Collected material =>
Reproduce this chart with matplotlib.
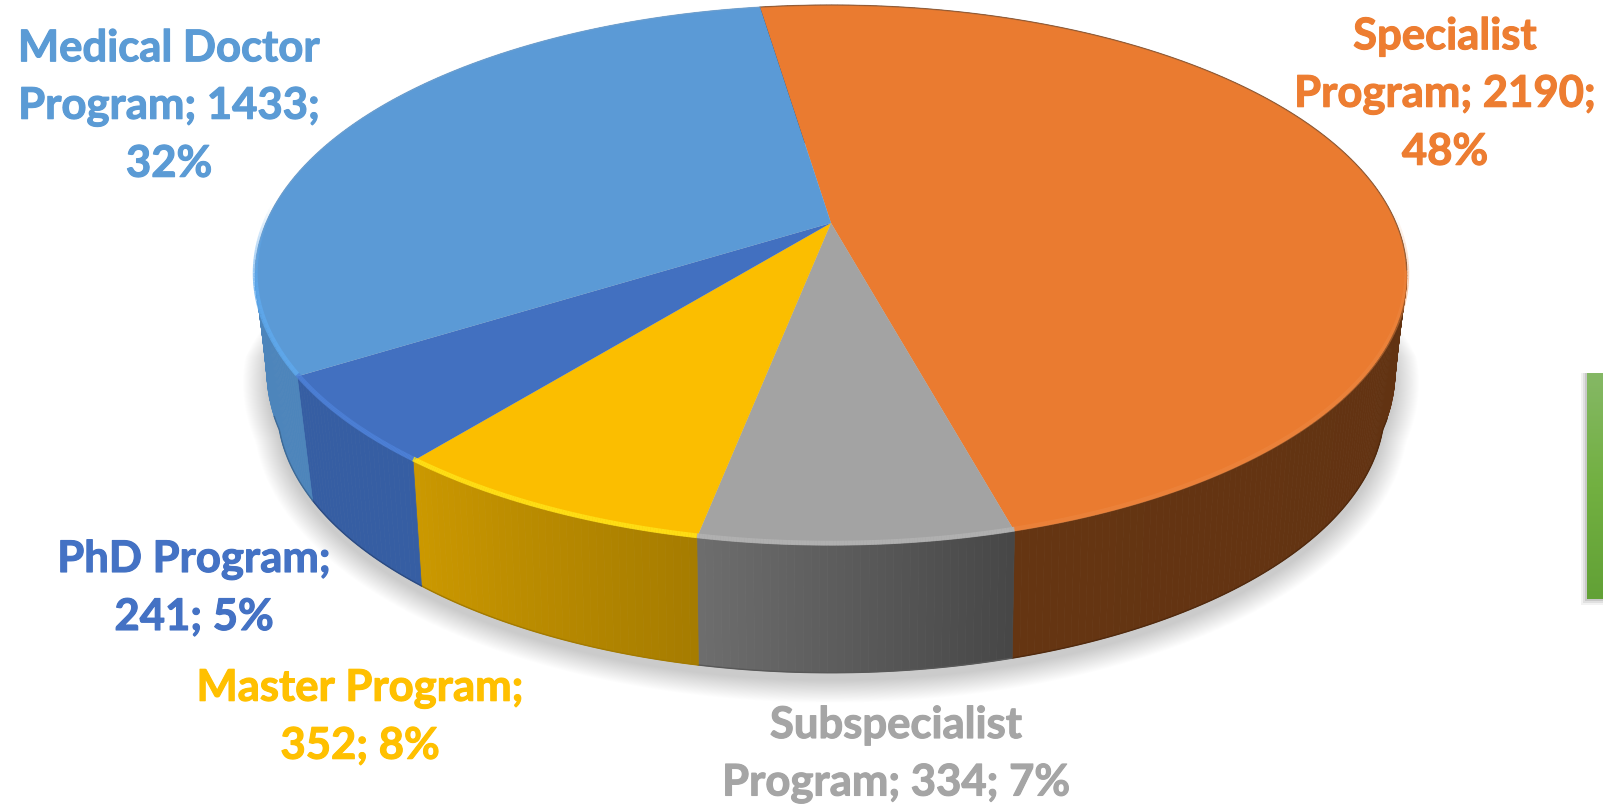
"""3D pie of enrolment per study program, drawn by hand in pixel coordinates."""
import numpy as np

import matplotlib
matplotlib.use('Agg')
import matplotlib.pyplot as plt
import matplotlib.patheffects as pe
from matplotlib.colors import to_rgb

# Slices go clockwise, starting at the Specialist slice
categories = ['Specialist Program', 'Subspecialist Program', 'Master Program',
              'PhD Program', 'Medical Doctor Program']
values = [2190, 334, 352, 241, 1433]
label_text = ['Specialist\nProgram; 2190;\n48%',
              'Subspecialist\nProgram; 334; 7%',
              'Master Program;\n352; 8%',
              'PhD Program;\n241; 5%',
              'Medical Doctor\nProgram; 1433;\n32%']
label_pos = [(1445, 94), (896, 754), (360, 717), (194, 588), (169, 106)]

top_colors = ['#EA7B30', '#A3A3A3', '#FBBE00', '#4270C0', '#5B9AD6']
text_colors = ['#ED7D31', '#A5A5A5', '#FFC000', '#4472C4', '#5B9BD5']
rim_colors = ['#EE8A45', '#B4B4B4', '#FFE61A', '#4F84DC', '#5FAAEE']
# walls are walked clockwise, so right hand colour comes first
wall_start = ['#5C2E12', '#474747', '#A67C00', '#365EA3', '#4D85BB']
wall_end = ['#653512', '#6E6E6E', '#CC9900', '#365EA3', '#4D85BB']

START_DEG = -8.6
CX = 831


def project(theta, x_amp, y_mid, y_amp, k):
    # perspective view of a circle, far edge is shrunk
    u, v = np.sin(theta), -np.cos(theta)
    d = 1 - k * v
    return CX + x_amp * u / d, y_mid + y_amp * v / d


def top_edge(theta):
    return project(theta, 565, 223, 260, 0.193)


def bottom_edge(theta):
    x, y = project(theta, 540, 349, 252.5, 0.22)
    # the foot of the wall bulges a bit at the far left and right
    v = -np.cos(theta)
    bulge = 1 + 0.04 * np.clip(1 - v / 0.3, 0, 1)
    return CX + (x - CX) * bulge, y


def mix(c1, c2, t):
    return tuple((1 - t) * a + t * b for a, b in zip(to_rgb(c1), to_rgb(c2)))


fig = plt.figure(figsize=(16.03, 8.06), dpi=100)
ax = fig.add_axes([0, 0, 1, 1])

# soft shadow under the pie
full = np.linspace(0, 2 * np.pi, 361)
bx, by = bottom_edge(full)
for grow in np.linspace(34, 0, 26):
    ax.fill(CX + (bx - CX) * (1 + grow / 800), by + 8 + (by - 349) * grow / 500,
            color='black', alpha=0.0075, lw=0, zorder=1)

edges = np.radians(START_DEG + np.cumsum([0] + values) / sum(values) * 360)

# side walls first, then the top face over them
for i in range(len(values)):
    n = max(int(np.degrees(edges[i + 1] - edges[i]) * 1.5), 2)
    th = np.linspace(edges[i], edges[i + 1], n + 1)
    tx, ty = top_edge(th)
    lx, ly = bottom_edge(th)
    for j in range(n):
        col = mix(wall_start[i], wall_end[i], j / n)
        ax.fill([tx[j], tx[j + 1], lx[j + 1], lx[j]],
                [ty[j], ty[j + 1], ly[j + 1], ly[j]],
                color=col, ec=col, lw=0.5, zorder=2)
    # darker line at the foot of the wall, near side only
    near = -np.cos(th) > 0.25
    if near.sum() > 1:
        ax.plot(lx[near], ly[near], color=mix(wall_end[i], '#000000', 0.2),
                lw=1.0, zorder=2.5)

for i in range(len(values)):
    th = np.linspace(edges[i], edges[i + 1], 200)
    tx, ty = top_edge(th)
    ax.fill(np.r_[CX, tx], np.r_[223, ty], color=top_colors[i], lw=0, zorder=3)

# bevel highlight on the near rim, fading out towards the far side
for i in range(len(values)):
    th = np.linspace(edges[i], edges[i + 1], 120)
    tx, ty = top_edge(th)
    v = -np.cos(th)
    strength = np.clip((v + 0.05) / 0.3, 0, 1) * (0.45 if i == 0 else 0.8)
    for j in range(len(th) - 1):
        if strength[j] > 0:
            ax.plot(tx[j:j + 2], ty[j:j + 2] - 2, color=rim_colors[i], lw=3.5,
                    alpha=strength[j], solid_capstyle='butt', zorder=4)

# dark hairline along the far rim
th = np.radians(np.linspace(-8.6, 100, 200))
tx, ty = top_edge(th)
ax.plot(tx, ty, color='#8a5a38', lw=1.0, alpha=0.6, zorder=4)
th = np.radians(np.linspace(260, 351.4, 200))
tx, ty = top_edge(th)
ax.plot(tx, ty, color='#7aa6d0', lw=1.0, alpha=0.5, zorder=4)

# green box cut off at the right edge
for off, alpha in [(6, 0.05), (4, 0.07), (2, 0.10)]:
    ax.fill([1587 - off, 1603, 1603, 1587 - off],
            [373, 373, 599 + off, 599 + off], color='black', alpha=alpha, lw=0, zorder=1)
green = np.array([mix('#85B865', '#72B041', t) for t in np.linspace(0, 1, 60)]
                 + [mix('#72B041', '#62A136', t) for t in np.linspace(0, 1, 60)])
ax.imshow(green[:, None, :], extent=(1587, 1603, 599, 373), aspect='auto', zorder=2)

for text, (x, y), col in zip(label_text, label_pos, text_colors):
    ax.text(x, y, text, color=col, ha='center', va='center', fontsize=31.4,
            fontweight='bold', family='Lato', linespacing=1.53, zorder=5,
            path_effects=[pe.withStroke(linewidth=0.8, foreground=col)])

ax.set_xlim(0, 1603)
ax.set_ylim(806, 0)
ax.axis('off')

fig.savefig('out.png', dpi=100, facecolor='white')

What you need to do =>
Without the images, write out each line of the data verbatim.

Task response =>
Reproduce this chart with matplotlib.
"""3D pie of enrolment per study program, drawn by hand in pixel coordinates."""
import numpy as np

import matplotlib
matplotlib.use('Agg')
import matplotlib.pyplot as plt
import matplotlib.patheffects as pe
from matplotlib.colors import to_rgb

# Slices go clockwise, starting at the Specialist slice
categories = ['Specialist Program', 'Subspecialist Program', 'Master Program',
              'PhD Program', 'Medical Doctor Program']
values = [2190, 334, 352, 241, 1433]
label_text = ['Specialist\nProgram; 2190;\n48%',
              'Subspecialist\nProgram; 334; 7%',
              'Master Program;\n352; 8%',
              'PhD Program;\n241; 5%',
              'Medical Doctor\nProgram; 1433;\n32%']
label_pos = [(1445, 94), (896, 754), (360, 717), (194, 588), (169, 106)]

top_colors = ['#EA7B30', '#A3A3A3', '#FBBE00', '#4270C0', '#5B9AD6']
text_colors = ['#ED7D31', '#A5A5A5', '#FFC000', '#4472C4', '#5B9BD5']
rim_colors = ['#EE8A45', '#B4B4B4', '#FFE61A', '#4F84DC', '#5FAAEE']
# walls are walked clockwise, so right hand colour comes first
wall_start = ['#5C2E12', '#474747', '#A67C00', '#365EA3', '#4D85BB']
wall_end = ['#653512', '#6E6E6E', '#CC9900', '#365EA3', '#4D85BB']

START_DEG = -8.6
CX = 831


def project(theta, x_amp, y_mid, y_amp, k):
    # perspective view of a circle, far edge is shrunk
    u, v = np.sin(theta), -np.cos(theta)
    d = 1 - k * v
    return CX + x_amp * u / d, y_mid + y_amp * v / d


def top_edge(theta):
    return project(theta, 565, 223, 260, 0.193)


def bottom_edge(theta):
    x, y = project(theta, 540, 349, 252.5, 0.22)
    # the foot of the wall bulges a bit at the far left and right
    v = -np.cos(theta)
    bulge = 1 + 0.04 * np.clip(1 - v / 0.3, 0, 1)
    return CX + (x - CX) * bulge, y


def mix(c1, c2, t):
    return tuple((1 - t) * a + t * b for a, b in zip(to_rgb(c1), to_rgb(c2)))


fig = plt.figure(figsize=(16.03, 8.06), dpi=100)
ax = fig.add_axes([0, 0, 1, 1])

# soft shadow under the pie
full = np.linspace(0, 2 * np.pi, 361)
bx, by = bottom_edge(full)
for grow in np.linspace(34, 0, 26):
    ax.fill(CX + (bx - CX) * (1 + grow / 800), by + 8 + (by - 349) * grow / 500,
            color='black', alpha=0.0075, lw=0, zorder=1)

edges = np.radians(START_DEG + np.cumsum([0] + values) / sum(values) * 360)

# side walls first, then the top face over them
for i in range(len(values)):
    n = max(int(np.degrees(edges[i + 1] - edges[i]) * 1.5), 2)
    th = np.linspace(edges[i], edges[i + 1], n + 1)
    tx, ty = top_edge(th)
    lx, ly = bottom_edge(th)
    for j in range(n):
        col = mix(wall_start[i], wall_end[i], j / n)
        ax.fill([tx[j], tx[j + 1], lx[j + 1], lx[j]],
                [ty[j], ty[j + 1], ly[j + 1], ly[j]],
                color=col, ec=col, lw=0.5, zorder=2)
    # darker line at the foot of the wall, near side only
    near = -np.cos(th) > 0.25
    if near.sum() > 1:
        ax.plot(lx[near], ly[near], color=mix(wall_end[i], '#000000', 0.2),
                lw=1.0, zorder=2.5)

for i in range(len(values)):
    th = np.linspace(edges[i], edges[i + 1], 200)
    tx, ty = top_edge(th)
    ax.fill(np.r_[CX, tx], np.r_[223, ty], color=top_colors[i], lw=0, zorder=3)

# bevel highlight on the near rim, fading out towards the far side
for i in range(len(values)):
    th = np.linspace(edges[i], edges[i + 1], 120)
    tx, ty = top_edge(th)
    v = -np.cos(th)
    strength = np.clip((v + 0.05) / 0.3, 0, 1) * (0.45 if i == 0 else 0.8)
    for j in range(len(th) - 1):
        if strength[j] > 0:
            ax.plot(tx[j:j + 2], ty[j:j + 2] - 2, color=rim_colors[i], lw=3.5,
                    alpha=strength[j], solid_capstyle='butt', zorder=4)

# dark hairline along the far rim
th = np.radians(np.linspace(-8.6, 100, 200))
tx, ty = top_edge(th)
ax.plot(tx, ty, color='#8a5a38', lw=1.0, alpha=0.6, zorder=4)
th = np.radians(np.linspace(260, 351.4, 200))
tx, ty = top_edge(th)
ax.plot(tx, ty, color='#7aa6d0', lw=1.0, alpha=0.5, zorder=4)

# green box cut off at the right edge
for off, alpha in [(6, 0.05), (4, 0.07), (2, 0.10)]:
    ax.fill([1587 - off, 1603, 1603, 1587 - off],
            [373, 373, 599 + off, 599 + off], color='black', alpha=alpha, lw=0, zorder=1)
green = np.array([mix('#85B865', '#72B041', t) for t in np.linspace(0, 1, 60)]
                 + [mix('#72B041', '#62A136', t) for t in np.linspace(0, 1, 60)])
ax.imshow(green[:, None, :], extent=(1587, 1603, 599, 373), aspect='auto', zorder=2)

for text, (x, y), col in zip(label_text, label_pos, text_colors):
    ax.text(x, y, text, color=col, ha='center', va='center', fontsize=31.4,
            fontweight='bold', family='Lato', linespacing=1.53, zorder=5,
            path_effects=[pe.withStroke(linewidth=0.8, foreground=col)])

ax.set_xlim(0, 1603)
ax.set_ylim(806, 0)
ax.axis('off')

fig.savefig('out.png', dpi=100, facecolor='white')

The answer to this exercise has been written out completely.